--- start ---

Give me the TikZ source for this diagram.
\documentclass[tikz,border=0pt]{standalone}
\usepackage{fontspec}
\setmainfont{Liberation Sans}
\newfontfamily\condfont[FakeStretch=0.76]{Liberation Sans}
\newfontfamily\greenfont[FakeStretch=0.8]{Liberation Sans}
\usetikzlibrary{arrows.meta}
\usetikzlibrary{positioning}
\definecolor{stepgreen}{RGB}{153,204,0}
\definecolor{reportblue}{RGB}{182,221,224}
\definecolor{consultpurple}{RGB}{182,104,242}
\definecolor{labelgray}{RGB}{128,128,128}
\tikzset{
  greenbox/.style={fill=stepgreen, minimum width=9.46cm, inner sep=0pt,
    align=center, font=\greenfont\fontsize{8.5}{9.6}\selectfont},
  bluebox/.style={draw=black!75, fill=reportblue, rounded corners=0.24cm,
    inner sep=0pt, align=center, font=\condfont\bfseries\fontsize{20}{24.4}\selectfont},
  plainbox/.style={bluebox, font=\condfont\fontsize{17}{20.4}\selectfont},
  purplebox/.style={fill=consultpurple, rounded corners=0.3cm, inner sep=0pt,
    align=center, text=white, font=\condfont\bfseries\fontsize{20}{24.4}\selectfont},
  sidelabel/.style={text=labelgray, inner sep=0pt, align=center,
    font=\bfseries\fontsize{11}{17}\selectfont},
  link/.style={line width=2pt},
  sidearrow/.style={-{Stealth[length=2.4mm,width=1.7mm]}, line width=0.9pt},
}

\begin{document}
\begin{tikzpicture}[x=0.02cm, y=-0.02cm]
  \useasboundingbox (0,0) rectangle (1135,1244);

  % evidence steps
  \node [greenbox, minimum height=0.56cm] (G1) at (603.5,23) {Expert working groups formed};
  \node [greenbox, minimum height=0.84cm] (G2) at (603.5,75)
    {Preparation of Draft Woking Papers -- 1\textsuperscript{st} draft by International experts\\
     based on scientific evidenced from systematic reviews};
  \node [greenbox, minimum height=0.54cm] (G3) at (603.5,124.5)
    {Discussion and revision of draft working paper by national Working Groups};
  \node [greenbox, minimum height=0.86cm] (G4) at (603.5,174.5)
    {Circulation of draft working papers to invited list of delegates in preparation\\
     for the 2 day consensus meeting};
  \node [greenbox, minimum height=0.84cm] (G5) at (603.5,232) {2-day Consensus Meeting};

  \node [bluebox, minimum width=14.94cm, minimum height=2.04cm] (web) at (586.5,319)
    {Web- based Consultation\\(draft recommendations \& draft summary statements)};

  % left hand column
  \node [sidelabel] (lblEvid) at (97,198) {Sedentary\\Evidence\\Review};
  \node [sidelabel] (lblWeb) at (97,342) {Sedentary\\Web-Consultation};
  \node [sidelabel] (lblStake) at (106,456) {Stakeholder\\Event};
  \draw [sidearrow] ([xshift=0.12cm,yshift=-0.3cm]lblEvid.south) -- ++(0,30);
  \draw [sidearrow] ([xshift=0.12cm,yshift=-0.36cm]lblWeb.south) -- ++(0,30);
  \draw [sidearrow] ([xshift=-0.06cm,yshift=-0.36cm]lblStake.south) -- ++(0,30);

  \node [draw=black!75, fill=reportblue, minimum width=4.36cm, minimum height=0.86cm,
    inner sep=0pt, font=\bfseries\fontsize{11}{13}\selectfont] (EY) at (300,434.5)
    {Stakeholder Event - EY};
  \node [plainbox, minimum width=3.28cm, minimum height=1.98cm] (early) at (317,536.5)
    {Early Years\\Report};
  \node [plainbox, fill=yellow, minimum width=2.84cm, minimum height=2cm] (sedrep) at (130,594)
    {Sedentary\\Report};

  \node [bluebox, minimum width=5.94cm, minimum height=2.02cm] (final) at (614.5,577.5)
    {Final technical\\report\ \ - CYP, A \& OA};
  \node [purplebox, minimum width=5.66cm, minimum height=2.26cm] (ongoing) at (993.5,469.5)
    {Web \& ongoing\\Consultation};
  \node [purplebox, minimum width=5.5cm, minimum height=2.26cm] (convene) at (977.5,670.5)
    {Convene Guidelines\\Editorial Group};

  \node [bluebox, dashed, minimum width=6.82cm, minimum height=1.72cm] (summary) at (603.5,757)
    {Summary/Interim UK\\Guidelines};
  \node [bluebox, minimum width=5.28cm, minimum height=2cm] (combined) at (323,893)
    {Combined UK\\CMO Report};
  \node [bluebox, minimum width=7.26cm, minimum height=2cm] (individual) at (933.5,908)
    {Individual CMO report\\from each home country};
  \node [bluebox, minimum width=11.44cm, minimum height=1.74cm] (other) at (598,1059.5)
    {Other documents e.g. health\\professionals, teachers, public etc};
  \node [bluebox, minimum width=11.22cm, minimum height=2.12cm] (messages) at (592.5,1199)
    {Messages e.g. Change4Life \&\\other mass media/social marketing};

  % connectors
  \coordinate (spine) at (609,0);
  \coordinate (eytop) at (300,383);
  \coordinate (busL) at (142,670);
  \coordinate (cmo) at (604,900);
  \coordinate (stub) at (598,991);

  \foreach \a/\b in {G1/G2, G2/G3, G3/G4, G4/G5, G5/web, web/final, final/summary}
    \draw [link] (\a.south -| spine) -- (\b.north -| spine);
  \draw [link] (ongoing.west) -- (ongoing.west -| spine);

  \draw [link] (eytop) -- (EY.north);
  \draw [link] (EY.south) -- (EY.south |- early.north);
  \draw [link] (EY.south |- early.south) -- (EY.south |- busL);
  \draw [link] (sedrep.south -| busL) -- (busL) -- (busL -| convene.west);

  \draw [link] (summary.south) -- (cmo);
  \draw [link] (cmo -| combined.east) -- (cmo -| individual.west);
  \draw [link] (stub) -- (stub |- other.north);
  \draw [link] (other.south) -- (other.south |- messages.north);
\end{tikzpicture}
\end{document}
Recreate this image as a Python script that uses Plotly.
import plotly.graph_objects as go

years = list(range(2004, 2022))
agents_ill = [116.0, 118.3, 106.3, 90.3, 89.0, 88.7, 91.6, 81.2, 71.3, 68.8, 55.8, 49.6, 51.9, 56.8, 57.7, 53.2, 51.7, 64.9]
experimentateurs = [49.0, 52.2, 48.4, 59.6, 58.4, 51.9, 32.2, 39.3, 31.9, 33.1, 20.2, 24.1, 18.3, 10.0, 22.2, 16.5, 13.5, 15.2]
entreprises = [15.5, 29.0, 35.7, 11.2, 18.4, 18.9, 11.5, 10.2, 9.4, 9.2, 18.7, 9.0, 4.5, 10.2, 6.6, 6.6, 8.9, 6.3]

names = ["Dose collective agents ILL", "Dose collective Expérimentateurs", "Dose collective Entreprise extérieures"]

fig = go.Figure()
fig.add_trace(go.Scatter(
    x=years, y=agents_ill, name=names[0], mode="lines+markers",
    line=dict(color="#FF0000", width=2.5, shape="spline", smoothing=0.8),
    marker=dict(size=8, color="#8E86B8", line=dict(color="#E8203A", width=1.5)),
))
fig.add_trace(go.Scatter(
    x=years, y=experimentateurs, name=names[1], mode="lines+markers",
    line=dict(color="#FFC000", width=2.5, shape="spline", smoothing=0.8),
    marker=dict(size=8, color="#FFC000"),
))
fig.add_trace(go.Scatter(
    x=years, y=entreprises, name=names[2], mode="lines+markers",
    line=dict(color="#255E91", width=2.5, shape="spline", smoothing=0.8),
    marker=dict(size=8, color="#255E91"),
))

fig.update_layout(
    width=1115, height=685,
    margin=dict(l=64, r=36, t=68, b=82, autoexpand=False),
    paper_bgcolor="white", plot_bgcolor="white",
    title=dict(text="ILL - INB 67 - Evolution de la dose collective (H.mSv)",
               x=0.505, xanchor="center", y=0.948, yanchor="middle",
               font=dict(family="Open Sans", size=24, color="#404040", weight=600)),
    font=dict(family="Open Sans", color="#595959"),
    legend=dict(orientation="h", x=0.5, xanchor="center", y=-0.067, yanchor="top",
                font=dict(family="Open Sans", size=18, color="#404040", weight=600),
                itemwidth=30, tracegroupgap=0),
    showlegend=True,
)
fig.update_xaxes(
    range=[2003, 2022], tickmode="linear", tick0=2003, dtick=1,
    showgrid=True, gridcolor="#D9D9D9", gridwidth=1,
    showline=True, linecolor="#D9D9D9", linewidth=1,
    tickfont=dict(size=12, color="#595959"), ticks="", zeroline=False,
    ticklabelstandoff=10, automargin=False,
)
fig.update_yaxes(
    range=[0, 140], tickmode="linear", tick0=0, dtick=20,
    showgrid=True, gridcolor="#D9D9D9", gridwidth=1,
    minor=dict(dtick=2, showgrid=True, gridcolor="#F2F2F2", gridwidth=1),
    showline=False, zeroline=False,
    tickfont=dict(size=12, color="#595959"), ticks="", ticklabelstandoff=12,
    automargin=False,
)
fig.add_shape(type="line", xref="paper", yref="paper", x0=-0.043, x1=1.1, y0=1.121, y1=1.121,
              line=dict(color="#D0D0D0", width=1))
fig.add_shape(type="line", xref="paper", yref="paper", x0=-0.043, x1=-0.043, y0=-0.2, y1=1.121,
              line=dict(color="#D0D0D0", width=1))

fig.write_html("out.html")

--- end ---

▶ Exercise task
Everything from the first line of the data through the line containing "(0,0) rectangle (1135,1244);" should be echoed exactly. Add nothing.

▶ The answer
Give me the TikZ source for this diagram.
\documentclass[tikz,border=0pt]{standalone}
\usepackage{fontspec}
\setmainfont{Liberation Sans}
\newfontfamily\condfont[FakeStretch=0.76]{Liberation Sans}
\newfontfamily\greenfont[FakeStretch=0.8]{Liberation Sans}
\usetikzlibrary{arrows.meta}
\usetikzlibrary{positioning}
\definecolor{stepgreen}{RGB}{153,204,0}
\definecolor{reportblue}{RGB}{182,221,224}
\definecolor{consultpurple}{RGB}{182,104,242}
\definecolor{labelgray}{RGB}{128,128,128}
\tikzset{
  greenbox/.style={fill=stepgreen, minimum width=9.46cm, inner sep=0pt,
    align=center, font=\greenfont\fontsize{8.5}{9.6}\selectfont},
  bluebox/.style={draw=black!75, fill=reportblue, rounded corners=0.24cm,
    inner sep=0pt, align=center, font=\condfont\bfseries\fontsize{20}{24.4}\selectfont},
  plainbox/.style={bluebox, font=\condfont\fontsize{17}{20.4}\selectfont},
  purplebox/.style={fill=consultpurple, rounded corners=0.3cm, inner sep=0pt,
    align=center, text=white, font=\condfont\bfseries\fontsize{20}{24.4}\selectfont},
  sidelabel/.style={text=labelgray, inner sep=0pt, align=center,
    font=\bfseries\fontsize{11}{17}\selectfont},
  link/.style={line width=2pt},
  sidearrow/.style={-{Stealth[length=2.4mm,width=1.7mm]}, line width=0.9pt},
}

\begin{document}
\begin{tikzpicture}[x=0.02cm, y=-0.02cm]
  \useasboundingbox (0,0) rectangle (1135,1244);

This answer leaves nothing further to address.